-- BEGIN Dataset excerpt --
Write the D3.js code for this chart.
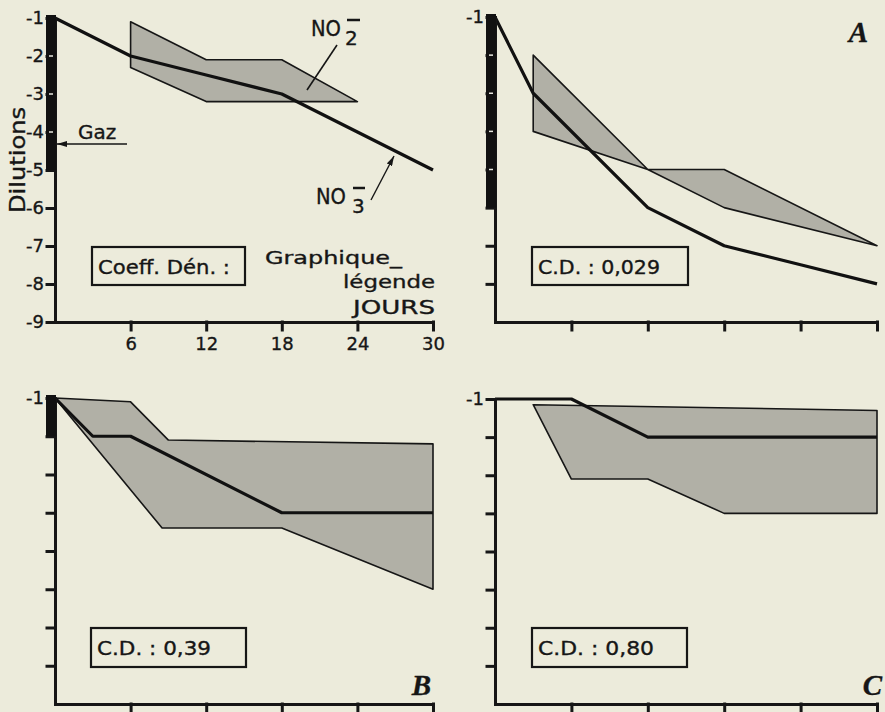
<!DOCTYPE html>
<html>
<head>
<meta charset="utf-8">
<script src="https://cdn.jsdelivr.net/npm/d3@7"></script>
<style>
  body { margin: 0; background: #ecebdb; }
  svg text { font-family: "DejaVu Sans", sans-serif; fill: #161616; stroke: #161616; stroke-width: 0.35; }
</style>
</head>
<body>
<div id="chart"></div>
<script>
// days and dilution ticks
var dayTicks = [6, 12, 18, 24, 30];
var dilutionTicks = [-1, -2, -3, -4, -5, -6, -7, -8];
var legendTicks = [-1, -2, -3, -4, -5, -6, -7, -8, -9];

// legend panel (Graphique-légende)
var legendNO3 = [[0, -1], [6, -2], [12, -2.5], [18, -3], [24, -4], [30, -5]];
var legendNO2Upper = [[6, -1.1], [12, -2.1], [18, -2.1], [24, -3.2]];
var legendNO2Lower = [[6, -2.3], [12, -3.2], [24, -3.2]];
var legendGaz = -5;

// panel A
var aNO3 = [[0, -1], [3, -3], [12, -6], [18, -7], [24, -7.5], [30, -8]];
var aNO2Upper = [[3, -2], [12, -5], [18, -5], [30, -7]];
var aNO2Lower = [[3, -4], [12, -5], [18, -6], [30, -7]];
var aGaz = -6;

// panel B
var bNO3 = [[0, -1], [3, -2], [6, -2], [18, -4], [30, -4]];
var bNO2Upper = [[0, -1], [6, -1.1], [9, -2.1], [30, -2.2]];
var bNO2Lower = [[0, -1], [8.5, -4.4], [18, -4.4], [30, -6]];
var bGaz = -2;

// panel C
var cNO3 = [[0, -1], [6, -1], [12, -2], [30, -2]];
var cNO2Upper = [[3, -1.15], [30, -1.3]];
var cNO2Lower = [[3, -1.15], [6, -3.1], [12, -3.1], [18, -4], [30, -4]];
var cGaz = null;

var panels = [
  { left: 55, right: 433, top: 18, bottom: 322, no3: legendNO3, up: legendNO2Upper, low: legendNO2Lower,
    gaz: legendGaz, ticks: legendTicks, allLabels: true, dayLabels: true,
    box: [92, 247, 153, 38], boxText: "Coeff. Dén. :", boxLen: 132, letter: null },
  { left: 495, right: 877, top: 17, bottom: 322, no3: aNO3, up: aNO2Upper, low: aNO2Lower,
    gaz: aGaz, ticks: dilutionTicks, allLabels: false, dayLabels: false,
    box: [532, 247, 156, 38], boxText: "C.D. : 0,029", boxLen: 122, letter: "A", lx: 868, ly: 42 },
  { left: 55, right: 433, top: 398, bottom: 704, no3: bNO3, up: bNO2Upper, low: bNO2Lower,
    gaz: bGaz, ticks: dilutionTicks, allLabels: false, dayLabels: false,
    box: [91, 628, 155, 39], boxText: "C.D. : 0,39", boxLen: 114, letter: "B", lx: 431, ly: 695 },
  { left: 495, right: 877, top: 399, bottom: 704, no3: cNO3, up: cNO2Upper, low: cNO2Lower,
    gaz: cGaz, ticks: dilutionTicks, allLabels: false, dayLabels: false,
    box: [532, 628, 155, 39], boxText: "C.D. : 0,80", boxLen: 116, letter: "C", lx: 882, ly: 695 }
];

var svg = d3.select("#chart")
  .append("svg")
  .attr("width", 885)
  .attr("height", 712);

var defs = svg.append("defs");

defs.append("marker")
  .attr("id", "arrow")
  .attr("viewBox", "0 0 10 6")
  .attr("refX", 10)
  .attr("refY", 3)
  .attr("markerWidth", 10)
  .attr("markerHeight", 6)
  .attr("markerUnits", "userSpaceOnUse")
  .attr("orient", "auto")
  .append("path")
  .attr("d", "M0,0L10,3L0,6z")
  .attr("fill", "#161616");

panels.forEach(function(p) {
  var x = d3.scaleLinear().domain([0, 30]).range([p.left, p.right]);
  var y = d3.scaleLinear().domain([-1, -9]).range([p.top, p.bottom]);
  var g = svg.append("g");

  // NO2 band
  var band = p.up.concat(p.low.slice().reverse());
  g.append("path")
    .attr("d", d3.line().x(d => x(d[0])).y(d => y(d[1])).curve(d3.curveLinearClosed)(band))
    .attr("fill", "#b1b0a6")
    .attr("stroke", "#161616")
    .attr("stroke-width", 1.6)
    .attr("stroke-linejoin", "round");

  // NO3 line
  g.append("path")
    .attr("d", d3.line().x(d => x(d[0])).y(d => y(d[1]))(p.no3))
    .attr("fill", "none")
    .attr("stroke", "#111")
    .attr("stroke-width", 3.2)
    .attr("stroke-linejoin", "round");

  // axes
  var leftAxis = d3.axisLeft(y)
    .tickValues(p.ticks)
    .tickSize(8)
    .tickSizeOuter(0)
    .tickPadding(3)
    .tickFormat(d => (p.allLabels || d === -1) ? String(d) : "");

  var bottomAxis = d3.axisBottom(x)
    .tickValues(dayTicks)
    .tickSize(8)
    .tickSizeOuter(0)
    .tickPadding(7)
    .tickFormat(d => p.dayLabels ? d : "");

  var ya = g.append("g")
    .attr("transform", `translate(${p.left},0)`)
    .call(leftAxis);

  var xa = g.append("g")
    .attr("transform", `translate(0,${p.bottom})`)
    .call(bottomAxis);

  [ya, xa].forEach(function(a) {
    a.selectAll("path, line").attr("stroke", "#161616").attr("stroke-width", 3).attr("stroke-linecap", "square");
    a.selectAll("text")
      .attr("font-family", "DejaVu Sans, sans-serif")
      .attr("font-size", 18)
      .attr("fill", "#161616");
  });

  // gas bar with white notches
  if (p.gaz !== null) {
    g.append("rect")
      .attr("x", p.left - 9)
      .attr("y", p.top - 3)
      .attr("width", 10)
      .attr("height", y(p.gaz) - p.top + 3)
      .attr("fill", "#111");
    g.selectAll(".notch")
      .data(p.ticks.filter(d => d < -1 && d > p.gaz))
      .enter()
      .append("line")
      .attr("x1", p.left - 6)
      .attr("x2", p.left - 2)
      .attr("y1", d => y(d))
      .attr("y2", d => y(d))
      .attr("stroke", "#e8e8e0")
      .attr("stroke-width", 1.5);
  }

  // coefficient box
  g.append("rect")
    .attr("x", p.box[0])
    .attr("y", p.box[1])
    .attr("width", p.box[2])
    .attr("height", p.box[3])
    .attr("fill", "none")
    .attr("stroke", "#161616")
    .attr("stroke-width", 2.2);

  g.append("text")
    .attr("x", p.box[0] + 6)
    .attr("y", p.box[1] + 27)
    .attr("font-size", 19)
    .attr("textLength", p.boxLen)
    .attr("lengthAdjust", "spacingAndGlyphs")
    .text(p.boxText);

  if (p.letter) {
    g.append("text")
      .attr("x", p.lx)
      .attr("y", p.ly)
      .attr("text-anchor", "end")
      .style("font-family", "Liberation Serif, serif")
      .attr("font-weight", "bold")
      .attr("font-style", "italic")
      .attr("font-size", 29)
      .text(p.letter);
  }
});

// legend-panel annotations
svg.append("text")
  .attr("transform", "translate(25,160) rotate(-90)")
  .attr("text-anchor", "middle")
  .attr("font-size", 21)
  .attr("textLength", 106)
  .attr("lengthAdjust", "spacingAndGlyphs")
  .text("Dilutions");

svg.append("text").attr("x", 78).attr("y", 139).attr("font-size", 20).text("Gaz");
svg.append("line")
  .attr("x1", 127).attr("y1", 144).attr("x2", 57).attr("y2", 144)
  .attr("stroke", "#161616").attr("stroke-width", 1.6)
  .attr("marker-end", "url(#arrow)");

// NO2- label
svg.append("text").attr("x", 311).attr("y", 36).attr("font-size", 22)
  .attr("textLength", 30).attr("lengthAdjust", "spacingAndGlyphs").text("NO");
svg.append("text").attr("x", 345).attr("y", 45).attr("font-size", 20).text("2");
svg.append("line").attr("x1", 347).attr("x2", 360).attr("y1", 20).attr("y2", 20)
  .attr("stroke", "#161616").attr("stroke-width", 2.5);
svg.append("line")
  .attr("x1", 337).attr("y1", 45).attr("x2", 307).attr("y2", 90)
  .attr("stroke", "#161616").attr("stroke-width", 1.6);

// NO3- label
svg.append("text").attr("x", 316).attr("y", 204).attr("font-size", 22)
  .attr("textLength", 30).attr("lengthAdjust", "spacingAndGlyphs").text("NO");
svg.append("text").attr("x", 352).attr("y", 213).attr("font-size", 20).text("3");
svg.append("line").attr("x1", 353).attr("x2", 365).attr("y1", 188).attr("y2", 188)
  .attr("stroke", "#161616").attr("stroke-width", 2.5);
svg.append("line")
  .attr("x1", 371).attr("y1", 200).attr("x2", 394).attr("y2", 156)
  .attr("stroke", "#161616").attr("stroke-width", 1.4)
  .attr("marker-end", "url(#arrow)");

// legend captions
svg.append("text").attr("x", 265).attr("y", 264).attr("font-size", 18)
  .attr("textLength", 137).attr("lengthAdjust", "spacingAndGlyphs").text("Graphique_");
svg.append("text").attr("x", 343).attr("y", 288).attr("font-size", 18)
  .attr("textLength", 92).attr("lengthAdjust", "spacingAndGlyphs").text("légende");
svg.append("text").attr("x", 353).attr("y", 314).attr("font-size", 19)
  .attr("textLength", 82).attr("lengthAdjust", "spacingAndGlyphs").text("JOURS");
</script>
</body>
</html>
-- END Dataset excerpt --
Task requirements: Reproduce the material above from its first line through the line containing "var bGaz = -2;", both ends included, and skip every picture.

Solution for this problem:
Write the D3.js code for this chart.
<!DOCTYPE html>
<html>
<head>
<meta charset="utf-8">
<script src="https://cdn.jsdelivr.net/npm/d3@7"></script>
<style>
  body { margin: 0; background: #ecebdb; }
  svg text { font-family: "DejaVu Sans", sans-serif; fill: #161616; stroke: #161616; stroke-width: 0.35; }
</style>
</head>
<body>
<div id="chart"></div>
<script>
// days and dilution ticks
var dayTicks = [6, 12, 18, 24, 30];
var dilutionTicks = [-1, -2, -3, -4, -5, -6, -7, -8];
var legendTicks = [-1, -2, -3, -4, -5, -6, -7, -8, -9];

// legend panel (Graphique-légende)
var legendNO3 = [[0, -1], [6, -2], [12, -2.5], [18, -3], [24, -4], [30, -5]];
var legendNO2Upper = [[6, -1.1], [12, -2.1], [18, -2.1], [24, -3.2]];
var legendNO2Lower = [[6, -2.3], [12, -3.2], [24, -3.2]];
var legendGaz = -5;

// panel A
var aNO3 = [[0, -1], [3, -3], [12, -6], [18, -7], [24, -7.5], [30, -8]];
var aNO2Upper = [[3, -2], [12, -5], [18, -5], [30, -7]];
var aNO2Lower = [[3, -4], [12, -5], [18, -6], [30, -7]];
var aGaz = -6;

// panel B
var bNO3 = [[0, -1], [3, -2], [6, -2], [18, -4], [30, -4]];
var bNO2Upper = [[0, -1], [6, -1.1], [9, -2.1], [30, -2.2]];
var bNO2Lower = [[0, -1], [8.5, -4.4], [18, -4.4], [30, -6]];
var bGaz = -2;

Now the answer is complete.